Stated goal:
No pictures go into the copy. Write out exactly the lines below from the one containing "Recreate this image" through the one containing "0.510, 0.470, 0.437]".

Records with drawing code:
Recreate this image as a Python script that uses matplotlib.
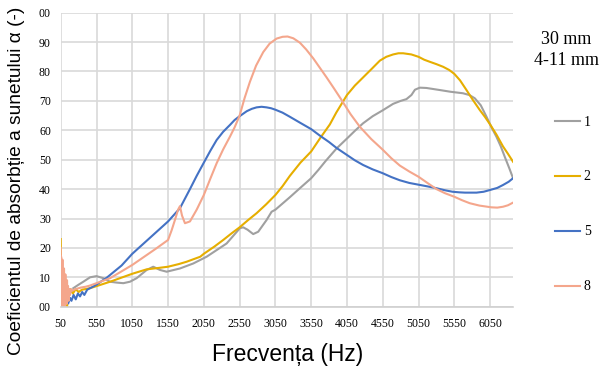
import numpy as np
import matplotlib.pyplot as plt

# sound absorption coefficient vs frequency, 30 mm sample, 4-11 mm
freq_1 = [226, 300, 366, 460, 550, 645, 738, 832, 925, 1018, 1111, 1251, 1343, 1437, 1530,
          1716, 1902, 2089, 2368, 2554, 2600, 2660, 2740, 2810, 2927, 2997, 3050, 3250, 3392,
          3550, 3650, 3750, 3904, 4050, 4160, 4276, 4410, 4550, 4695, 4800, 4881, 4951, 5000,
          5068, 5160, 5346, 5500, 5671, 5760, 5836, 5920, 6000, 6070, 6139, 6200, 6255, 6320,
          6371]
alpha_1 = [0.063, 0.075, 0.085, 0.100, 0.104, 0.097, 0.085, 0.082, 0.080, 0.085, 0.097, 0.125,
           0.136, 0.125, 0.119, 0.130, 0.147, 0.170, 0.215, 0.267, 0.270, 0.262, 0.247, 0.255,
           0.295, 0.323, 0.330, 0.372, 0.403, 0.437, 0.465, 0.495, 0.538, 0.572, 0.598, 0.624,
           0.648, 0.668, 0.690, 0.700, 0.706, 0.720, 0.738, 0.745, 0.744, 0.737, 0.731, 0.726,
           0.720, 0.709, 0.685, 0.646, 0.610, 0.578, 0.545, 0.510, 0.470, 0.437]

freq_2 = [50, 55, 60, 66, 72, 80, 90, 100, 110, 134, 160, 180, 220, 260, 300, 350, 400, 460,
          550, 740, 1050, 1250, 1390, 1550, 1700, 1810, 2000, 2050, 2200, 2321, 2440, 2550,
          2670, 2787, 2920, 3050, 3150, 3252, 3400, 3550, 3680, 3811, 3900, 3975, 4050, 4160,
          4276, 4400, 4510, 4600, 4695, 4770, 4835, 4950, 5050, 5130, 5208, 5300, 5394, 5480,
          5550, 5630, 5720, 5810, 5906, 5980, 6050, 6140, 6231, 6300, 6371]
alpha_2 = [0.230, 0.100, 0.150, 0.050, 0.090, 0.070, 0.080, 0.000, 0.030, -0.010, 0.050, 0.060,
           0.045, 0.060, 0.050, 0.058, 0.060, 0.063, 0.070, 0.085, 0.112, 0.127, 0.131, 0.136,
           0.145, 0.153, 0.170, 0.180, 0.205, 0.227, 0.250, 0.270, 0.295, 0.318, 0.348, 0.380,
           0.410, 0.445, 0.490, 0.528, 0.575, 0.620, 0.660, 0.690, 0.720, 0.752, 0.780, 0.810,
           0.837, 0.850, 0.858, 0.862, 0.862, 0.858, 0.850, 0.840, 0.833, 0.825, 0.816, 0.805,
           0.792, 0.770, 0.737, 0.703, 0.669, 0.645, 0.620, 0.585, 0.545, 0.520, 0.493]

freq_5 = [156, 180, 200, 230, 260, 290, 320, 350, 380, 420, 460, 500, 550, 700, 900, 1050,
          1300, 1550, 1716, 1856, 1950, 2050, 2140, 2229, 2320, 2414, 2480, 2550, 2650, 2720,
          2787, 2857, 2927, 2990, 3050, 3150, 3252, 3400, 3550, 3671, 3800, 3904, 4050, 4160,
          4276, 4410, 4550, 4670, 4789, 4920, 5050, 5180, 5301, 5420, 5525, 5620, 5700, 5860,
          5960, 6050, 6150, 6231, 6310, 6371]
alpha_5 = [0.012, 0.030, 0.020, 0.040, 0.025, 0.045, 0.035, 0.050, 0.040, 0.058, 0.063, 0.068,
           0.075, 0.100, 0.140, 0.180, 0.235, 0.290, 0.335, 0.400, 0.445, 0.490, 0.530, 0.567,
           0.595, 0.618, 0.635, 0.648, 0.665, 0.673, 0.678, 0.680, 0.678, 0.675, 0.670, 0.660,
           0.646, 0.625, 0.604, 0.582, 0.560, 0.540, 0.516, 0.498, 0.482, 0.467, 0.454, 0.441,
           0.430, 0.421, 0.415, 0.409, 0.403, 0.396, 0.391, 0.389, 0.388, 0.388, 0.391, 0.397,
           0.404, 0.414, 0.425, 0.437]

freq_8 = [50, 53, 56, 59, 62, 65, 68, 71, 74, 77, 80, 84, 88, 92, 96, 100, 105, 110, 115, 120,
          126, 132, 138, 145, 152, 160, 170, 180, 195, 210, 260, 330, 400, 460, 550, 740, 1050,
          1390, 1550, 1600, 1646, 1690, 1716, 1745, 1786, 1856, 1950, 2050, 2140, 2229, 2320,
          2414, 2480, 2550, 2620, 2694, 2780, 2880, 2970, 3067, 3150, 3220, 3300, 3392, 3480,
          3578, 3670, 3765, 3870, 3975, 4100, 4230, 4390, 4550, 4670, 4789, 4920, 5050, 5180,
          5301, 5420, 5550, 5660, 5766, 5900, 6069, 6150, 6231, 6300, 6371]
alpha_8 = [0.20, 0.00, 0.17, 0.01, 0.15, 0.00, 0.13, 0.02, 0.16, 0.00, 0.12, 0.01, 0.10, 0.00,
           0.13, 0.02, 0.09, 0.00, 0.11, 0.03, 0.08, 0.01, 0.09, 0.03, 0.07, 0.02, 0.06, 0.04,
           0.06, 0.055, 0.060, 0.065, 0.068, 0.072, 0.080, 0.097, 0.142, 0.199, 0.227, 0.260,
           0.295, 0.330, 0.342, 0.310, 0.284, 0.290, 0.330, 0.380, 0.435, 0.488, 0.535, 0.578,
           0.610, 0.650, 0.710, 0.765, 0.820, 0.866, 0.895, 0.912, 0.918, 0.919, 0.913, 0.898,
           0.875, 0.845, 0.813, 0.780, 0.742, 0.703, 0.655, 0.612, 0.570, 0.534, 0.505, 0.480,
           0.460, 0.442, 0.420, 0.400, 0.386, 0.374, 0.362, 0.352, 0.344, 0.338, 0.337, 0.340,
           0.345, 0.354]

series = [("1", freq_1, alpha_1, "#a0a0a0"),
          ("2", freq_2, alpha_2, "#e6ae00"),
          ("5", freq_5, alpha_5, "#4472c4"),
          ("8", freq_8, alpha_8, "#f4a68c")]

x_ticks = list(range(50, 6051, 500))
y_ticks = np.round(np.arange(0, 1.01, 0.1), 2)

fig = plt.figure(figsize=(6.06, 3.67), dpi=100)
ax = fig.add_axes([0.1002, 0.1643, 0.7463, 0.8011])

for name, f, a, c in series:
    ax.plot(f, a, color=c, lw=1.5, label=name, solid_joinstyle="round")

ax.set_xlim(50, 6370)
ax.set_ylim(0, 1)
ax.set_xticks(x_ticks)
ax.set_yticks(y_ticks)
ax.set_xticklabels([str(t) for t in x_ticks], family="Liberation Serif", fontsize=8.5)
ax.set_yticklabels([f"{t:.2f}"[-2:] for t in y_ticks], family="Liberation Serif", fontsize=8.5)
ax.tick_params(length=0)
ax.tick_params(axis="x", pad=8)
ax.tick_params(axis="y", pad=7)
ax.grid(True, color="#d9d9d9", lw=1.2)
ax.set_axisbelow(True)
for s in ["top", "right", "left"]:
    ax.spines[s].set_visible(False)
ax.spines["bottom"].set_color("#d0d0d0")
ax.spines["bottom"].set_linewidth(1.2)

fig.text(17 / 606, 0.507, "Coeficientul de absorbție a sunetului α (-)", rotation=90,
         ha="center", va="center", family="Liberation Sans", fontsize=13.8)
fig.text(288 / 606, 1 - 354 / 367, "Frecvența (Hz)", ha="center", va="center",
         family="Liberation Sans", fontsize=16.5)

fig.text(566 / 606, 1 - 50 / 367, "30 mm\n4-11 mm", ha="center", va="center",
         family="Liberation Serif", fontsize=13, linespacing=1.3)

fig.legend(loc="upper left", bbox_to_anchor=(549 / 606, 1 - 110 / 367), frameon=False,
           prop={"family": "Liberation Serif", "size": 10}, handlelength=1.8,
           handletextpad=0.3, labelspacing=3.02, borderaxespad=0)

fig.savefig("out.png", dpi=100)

...

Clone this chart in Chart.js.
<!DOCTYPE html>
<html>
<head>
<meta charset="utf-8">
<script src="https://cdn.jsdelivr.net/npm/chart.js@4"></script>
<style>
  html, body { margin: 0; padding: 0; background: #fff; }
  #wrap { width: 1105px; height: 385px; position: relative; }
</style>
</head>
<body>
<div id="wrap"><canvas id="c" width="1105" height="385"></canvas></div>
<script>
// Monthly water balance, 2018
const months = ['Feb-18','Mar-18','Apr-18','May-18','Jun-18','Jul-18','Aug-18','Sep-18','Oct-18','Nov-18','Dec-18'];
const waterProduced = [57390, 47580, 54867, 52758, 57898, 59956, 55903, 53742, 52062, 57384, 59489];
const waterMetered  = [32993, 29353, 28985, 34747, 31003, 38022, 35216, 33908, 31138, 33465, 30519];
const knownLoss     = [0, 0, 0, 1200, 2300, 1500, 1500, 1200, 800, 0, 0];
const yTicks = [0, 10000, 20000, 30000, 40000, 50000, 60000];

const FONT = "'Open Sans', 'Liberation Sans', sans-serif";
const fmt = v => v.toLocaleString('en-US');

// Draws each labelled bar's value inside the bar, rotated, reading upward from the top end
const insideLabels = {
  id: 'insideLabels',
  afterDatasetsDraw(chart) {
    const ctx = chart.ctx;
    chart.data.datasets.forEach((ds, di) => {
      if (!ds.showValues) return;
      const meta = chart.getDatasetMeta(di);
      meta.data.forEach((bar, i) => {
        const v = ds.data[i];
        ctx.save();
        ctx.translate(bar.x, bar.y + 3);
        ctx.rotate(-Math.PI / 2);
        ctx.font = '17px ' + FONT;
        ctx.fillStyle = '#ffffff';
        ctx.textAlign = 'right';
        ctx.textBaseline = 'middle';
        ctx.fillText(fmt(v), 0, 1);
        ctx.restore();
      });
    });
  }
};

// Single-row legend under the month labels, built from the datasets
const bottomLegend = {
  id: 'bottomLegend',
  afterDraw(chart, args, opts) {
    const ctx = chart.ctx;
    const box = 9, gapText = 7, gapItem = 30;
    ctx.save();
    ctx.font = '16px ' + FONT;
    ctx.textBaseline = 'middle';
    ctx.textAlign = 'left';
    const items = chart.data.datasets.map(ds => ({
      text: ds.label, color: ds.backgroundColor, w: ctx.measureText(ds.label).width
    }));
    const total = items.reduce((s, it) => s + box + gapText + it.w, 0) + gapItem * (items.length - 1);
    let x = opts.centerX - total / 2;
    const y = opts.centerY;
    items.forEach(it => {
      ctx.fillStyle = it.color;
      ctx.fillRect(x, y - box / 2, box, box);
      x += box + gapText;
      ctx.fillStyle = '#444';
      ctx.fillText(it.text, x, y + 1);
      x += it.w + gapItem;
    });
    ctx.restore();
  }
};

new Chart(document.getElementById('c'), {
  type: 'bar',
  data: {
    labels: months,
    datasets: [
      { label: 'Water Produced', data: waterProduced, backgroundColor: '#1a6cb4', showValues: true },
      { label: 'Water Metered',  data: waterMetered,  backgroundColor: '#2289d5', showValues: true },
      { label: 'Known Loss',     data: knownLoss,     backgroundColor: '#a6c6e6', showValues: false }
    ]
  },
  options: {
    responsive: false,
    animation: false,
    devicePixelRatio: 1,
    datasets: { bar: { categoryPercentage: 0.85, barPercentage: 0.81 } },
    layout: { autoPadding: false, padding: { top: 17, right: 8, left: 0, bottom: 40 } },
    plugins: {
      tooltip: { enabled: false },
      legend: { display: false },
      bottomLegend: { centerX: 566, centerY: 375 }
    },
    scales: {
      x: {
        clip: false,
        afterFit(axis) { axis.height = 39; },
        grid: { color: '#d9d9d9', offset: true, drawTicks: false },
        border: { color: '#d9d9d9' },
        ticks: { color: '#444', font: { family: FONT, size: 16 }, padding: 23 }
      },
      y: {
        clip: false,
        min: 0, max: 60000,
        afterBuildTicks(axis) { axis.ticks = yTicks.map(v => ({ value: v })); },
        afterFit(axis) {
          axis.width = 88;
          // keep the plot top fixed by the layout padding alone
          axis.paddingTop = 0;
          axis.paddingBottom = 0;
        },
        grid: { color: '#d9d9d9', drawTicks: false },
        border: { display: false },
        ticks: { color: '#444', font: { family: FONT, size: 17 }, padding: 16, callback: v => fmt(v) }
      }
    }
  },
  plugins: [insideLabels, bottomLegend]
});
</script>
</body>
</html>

Answer to the exercise:
Recreate this image as a Python script that uses matplotlib.
import numpy as np
import matplotlib.pyplot as plt

# sound absorption coefficient vs frequency, 30 mm sample, 4-11 mm
freq_1 = [226, 300, 366, 460, 550, 645, 738, 832, 925, 1018, 1111, 1251, 1343, 1437, 1530,
          1716, 1902, 2089, 2368, 2554, 2600, 2660, 2740, 2810, 2927, 2997, 3050, 3250, 3392,
          3550, 3650, 3750, 3904, 4050, 4160, 4276, 4410, 4550, 4695, 4800, 4881, 4951, 5000,
          5068, 5160, 5346, 5500, 5671, 5760, 5836, 5920, 6000, 6070, 6139, 6200, 6255, 6320,
          6371]
alpha_1 = [0.063, 0.075, 0.085, 0.100, 0.104, 0.097, 0.085, 0.082, 0.080, 0.085, 0.097, 0.125,
           0.136, 0.125, 0.119, 0.130, 0.147, 0.170, 0.215, 0.267, 0.270, 0.262, 0.247, 0.255,
           0.295, 0.323, 0.330, 0.372, 0.403, 0.437, 0.465, 0.495, 0.538, 0.572, 0.598, 0.624,
           0.648, 0.668, 0.690, 0.700, 0.706, 0.720, 0.738, 0.745, 0.744, 0.737, 0.731, 0.726,
           0.720, 0.709, 0.685, 0.646, 0.610, 0.578, 0.545, 0.510, 0.470, 0.437]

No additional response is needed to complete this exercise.